Sehr positiv. Die Praxis wurde von Zuweisern und Patienten angenommen. Die Konsultationen sind ständig gestiegen und aus einem halben OP-Tag pro Woche sind in zwischen 1,5 Tage geworden. Das geplante Leistungsangebot konnte nicht in allen Bereichen eingehalten werden. Hier wurde flexibel auf die Nachfrage reagiert. Wir sind ein erfolgreiches «Familienunternehmen» auf Erfolgskurs.
Was würden Sie heute anders machen?
Als erstes würde ich 10 Jahre früher in die eigene Praxis gehen. Dann würde ich früher mit dem Zuweisermarketing beginnen und mir mehr Gedanken zum Leistungsprofil der Praxis machen. Mit den Tarifwerken der Schweiz würde ich mich ebenfalls früher beschäftigen. Das «learning by doing» hat zwar gut funktioniert, aber es gab doch ein paar Überraschungen. Zum Beispiel darf man nur nach dem lukrativen Berner Belegärzte-Tarif abrechnen, wenn man Mitglied im Berner Belegärzteverein ist.
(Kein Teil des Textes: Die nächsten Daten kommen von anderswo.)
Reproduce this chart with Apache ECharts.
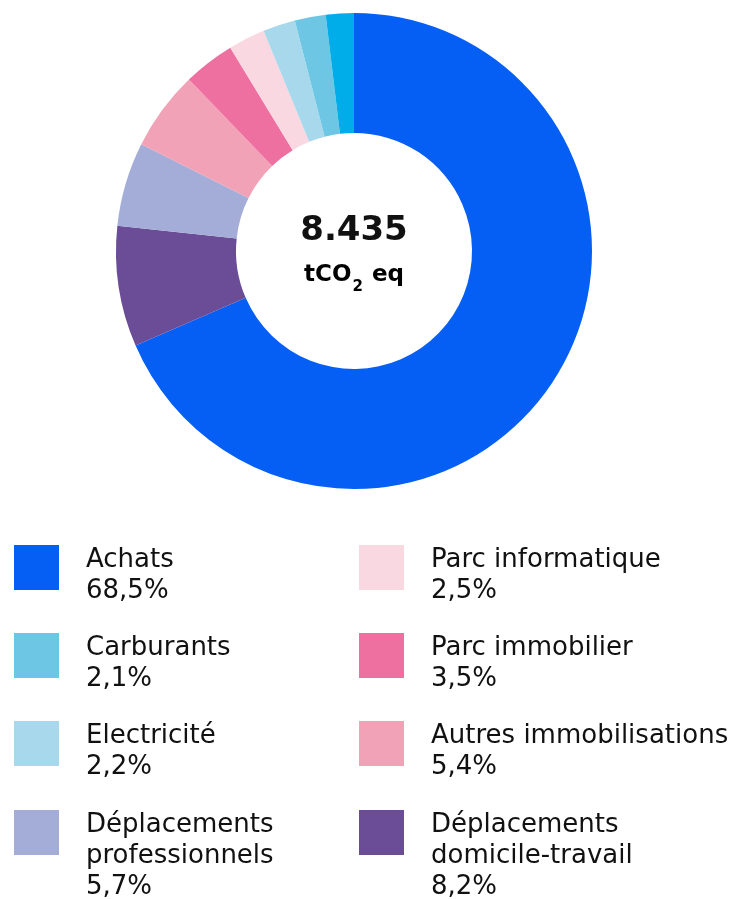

Was ist das Geheimnis Ihres Erfolges?
In der Praxis arbeite ich mit meiner Ehefrau zusammen. Für viele Patienten ist dies ein wichtiges Signal und so für uns ein Erfolgsfaktor. Wir gehen individuell auf die Bedürfnisse der Patienten ein und etablieren ein sehr enges und vertrauensvolles Arzt-Patientenverhältnis. Ausserdem werden nur Leistungen angeboten, die auf höchstem Niveau erbracht werden können. Für einzelne spezielle OP-Verfahren haben wir Partner gesucht, mit denen wir im Sinne unserer Patienten eng zusammenarbeiten. Diese Offenheit für Kooperation hat viele Konkurrenzgedanken im Keim erstickt und uns das Vertrauen vieler Patienten nachhaltig gesichert.
Was würden Sie Ihren Kollegen, welche den Schritt in die Selbstständigkeit noch vor sich haben, mit auf den Weg geben?
Erst einen professionellen Berater und dann eine Praxis suchen. Alle Entscheidungen sollten immer ohne Zeitnot gefällt werden. Ausserdem sind Mut zum Neuanfang und Offenheit für neue Wege unerlässlich für die Selbständigkeit. Die Selbstständigkeit ist zwar anstrengend, aber absolut befriedigend. Der spürbare Zusammenhang zwischen Leistung und Erfolg ist wohltuend für einen langjährig angestellten Arzt. Mit einem Motto von Erich Kästner kann ich nur jeden ermutigen, diesen Schritt zu wagen: «Es gibt nichts Gutes, ausser: Man tut es.»